Assuming normal distribution: SD is misleading for skewed data. Check your distribution first.
Comparing SD across different scales: A SD of 10 means nothing if one dataset ranges from 0-100 and another from 0-1,000,000. Use CV instead.
Forgetting units: SD is in the same units as your data. If your data is in dollars, your SD is in dollars. This is actually useful.

How to Get Started With Your Own Data

Ready to calculate? Here's what to do:

In Excel or Google Sheets

Use =STDEV.P(range) for population SD or =STDEV.S(range) for sample SD.

In Python

import numpy as np

data = [2, 4, 4, 4, 5, 5, 7, 9]

# Population SD
pop_sd = np.std(data)

# Sample SD
sample_sd = np.std(data, ddof=1)

print(f"Population SD: {pop_sd}")
print(f"Sample SD: {sample_sd}")

The ddof=1 parameter tells NumPy to divide by N-1 instead of N.

In R

data <- c(2, 4, 4, 4, 5, 5, 7, 9)

# Sample SD (default)
sample_sd <- sd(data)

# Population SD
pop_sd <- sqrt(mean((data - mean(data))^2))

print(paste("Sample SD:", sample_sd))
print(paste("Population SD:", pop_sd))

When Standard Deviation Lies to You

SD fails in specific situations. Know them.

Highly skewed data: If your distribution has a long tail, SD doesn't represent your typical spread well. The mean gets pulled toward the tail, and SD inflates.

Data with outliers: Squaring deviations means one extreme value can blow up your SD. Use IQR or mean absolute deviation instead.

Categorical data: SD is meaningless for nominal or ordinal data. It requires interval or ratio data with meaningful numerical distances.

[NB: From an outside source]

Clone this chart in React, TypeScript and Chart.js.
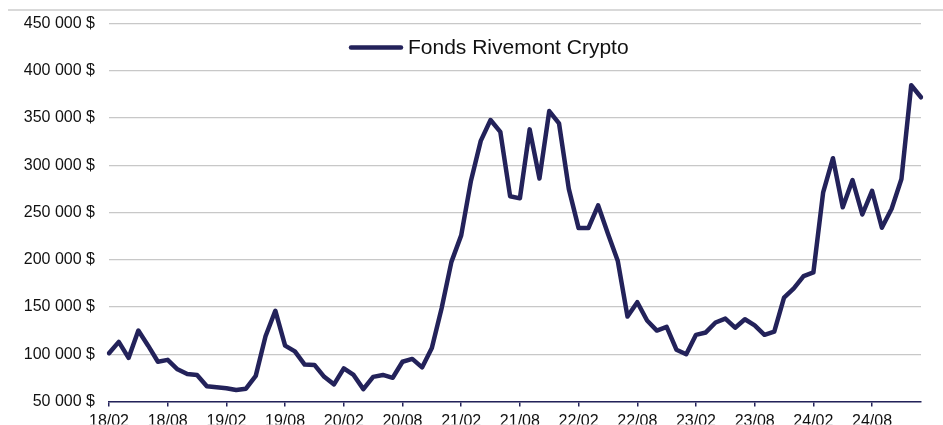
import { useEffect, useRef } from "react";
import { Chart, registerables } from "chart.js";

Chart.register(...registerables);

const months = [
  "18/02", "18/03", "18/04", "18/05", "18/06", "18/07", "18/08", "18/09", "18/10", "18/11", "18/12", "19/01",
  "19/02", "19/03", "19/04", "19/05", "19/06", "19/07", "19/08", "19/09", "19/10", "19/11", "19/12", "20/01",
  "20/02", "20/03", "20/04", "20/05", "20/06", "20/07", "20/08", "20/09", "20/10", "20/11", "20/12", "21/01",
  "21/02", "21/03", "21/04", "21/05", "21/06", "21/07", "21/08", "21/09", "21/10", "21/11", "21/12", "22/01",
  "22/02", "22/03", "22/04", "22/05", "22/06", "22/07", "22/08", "22/09", "22/10", "22/11", "22/12", "23/01",
  "23/02", "23/03", "23/04", "23/05", "23/06", "23/07", "23/08", "23/09", "23/10", "23/11", "23/12", "24/01",
  "24/02", "24/03", "24/04", "24/05", "24/06", "24/07", "24/08", "24/09", "24/10", "24/11", "24/12", "25/01",
];

const fundValues = [
  101000, 113000, 96000, 125000, 109000, 92000, 94000, 84000, 79000, 78000, 66000, 65000,
  64000, 62000, 63500, 77000, 119000, 146000, 109000, 103000, 89000, 88600, 76000, 68000,
  85000, 78000, 63000, 76000, 78000, 75000, 92000, 95000, 86000, 106500, 148600, 197700,
  225800, 283700, 325800, 347900, 335300, 267200, 265000, 338000, 286000, 357400, 344400, 275000,
  233500, 233500, 257500, 227500, 199000, 139800, 155000, 135600, 125000, 129000, 104700, 100000,
  120500, 123000, 133500, 137700, 128000, 137000, 130500, 120500, 124000, 159800, 169700, 182600,
  186500, 271400, 307500, 255600, 284400, 247900, 273000, 233900, 253900, 285500, 384700, 372000,
];

const seriesLabel = "Fonds Rivemont Crypto";
const yMin = 50000;
const yMax = 450000;
const yStep = 50000;
const labelEvery = 6;

const NAVY = "#23225a";
const FONT = '"Liberation Sans", Arial, sans-serif';

const formatDollars = (v: number) =>
  String(Math.round(v)).replace(/\B(?=(\d{3})+(?!\d))/g, " ") + " $";

const floatingLegend = {
  id: "floatingLegend",
  afterDraw(chart: any) {
    const { ctx, chartArea } = chart;
    const ds = chart.data.datasets[0];
    const x0 = chartArea.left + 240;
    const y = chartArea.top + 24;
    ctx.save();
    ctx.strokeStyle = ds.borderColor;
    ctx.lineWidth = 4.5;
    ctx.lineCap = "round";
    ctx.beginPath();
    ctx.moveTo(x0 + 2, y);
    ctx.lineTo(x0 + 52, y);
    ctx.stroke();
    ctx.font = `21px ${FONT}`;
    ctx.fillStyle = "#111111";
    ctx.textBaseline = "middle";
    ctx.textAlign = "left";
    ctx.fillText(ds.label, x0 + 59, y + 1);
    ctx.restore();
  },
};

export default function App() {
  const canvasRef = useRef<HTMLCanvasElement | null>(null);

  useEffect(() => {
    const canvas = canvasRef.current;
    if (!canvas) return;
    const chart = new Chart(canvas, {
      type: "line",
      data: {
        labels: months,
        datasets: [
          {
            label: seriesLabel,
            data: fundValues,
            borderColor: NAVY,
            backgroundColor: NAVY,
            borderWidth: 4.5,
            pointRadius: 0,
            tension: 0,
            borderJoinStyle: "round",
            borderCapStyle: "round",
            fill: false,
          },
        ],
      },
      options: {
        responsive: false,
        animation: false,
        layout: { padding: { top: 22, right: 22, bottom: 0, left: 0 } },
        plugins: {
          legend: { display: false },
          tooltip: { enabled: false },
        },
        scales: {
          x: {
            type: "category",
            offset: false,
            afterFit: (scale: any) => {
              scale.height = 23;
            },
            border: { display: true, color: NAVY, width: 1.5 },
            grid: {
              display: true,
              drawOnChartArea: false,
              drawTicks: true,
              tickLength: 5,
              color: NAVY,
              lineWidth: 1.5,
            },
            ticks: {
              autoSkip: false,
              maxRotation: 0,
              minRotation: 0,
              padding: 6,
              color: "#111111",
              font: { family: FONT, size: 16 },
              callback: function (this: any, value: any, index: number) {
                return index % labelEvery === 0 ? this.getLabelForValue(value) : null;
              },
            },
          },
          y: {
            min: yMin,
            max: yMax,
            afterFit: (scale: any) => {
              scale.width = 109;
            },
            border: { display: false },
            grid: {
              color: "#c8c8c8",
              lineWidth: 1.2,
              drawTicks: false,
            },
            ticks: {
              stepSize: yStep,
              padding: 14,
              color: "#111111",
              font: { family: FONT, size: 16 },
              callback: (v: any) => formatDollars(Number(v)),
            },
          },
        },
      },
      plugins: [floatingLegend],
    });
    return () => chart.destroy();
  }, []);

  return (
    <div style={{ position: "absolute", left: 0, top: 0, width: 943, height: 425, background: "#ffffff" }}>
      <canvas ref={canvasRef} width={943} height={425} style={{ display: "block", width: 943, height: 425 }} />
      <div style={{ position: "absolute", left: 8, top: 9, width: 935, height: 2, background: "#d9d9d9" }} />
    </div>
  );
}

Small samples: With fewer than 30 data points, SD becomes unstable. Your estimate of the true population SD has wide confidence intervals.

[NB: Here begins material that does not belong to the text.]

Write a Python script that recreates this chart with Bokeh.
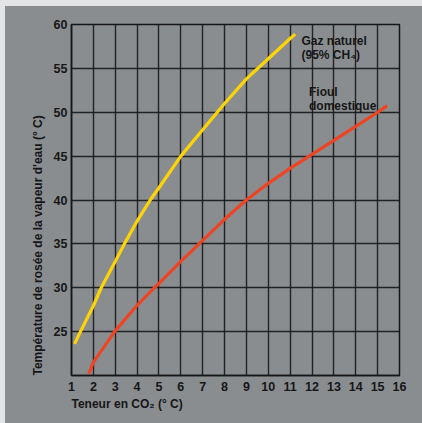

Quick Reference Cheat Sheet

SD measures average distance from the mean
Low SD = data clustered together
High SD = data spread out widely
Divide by N for populations, N-1 for samples
SD is in the same units as your data
Use CV to compare SD across different scales
With normal data: 68% within 1 SD, 95% within 2 SD

That's everything you need to understand and use standard deviation. Calculate it, interpret it, and know when it doesn't apply.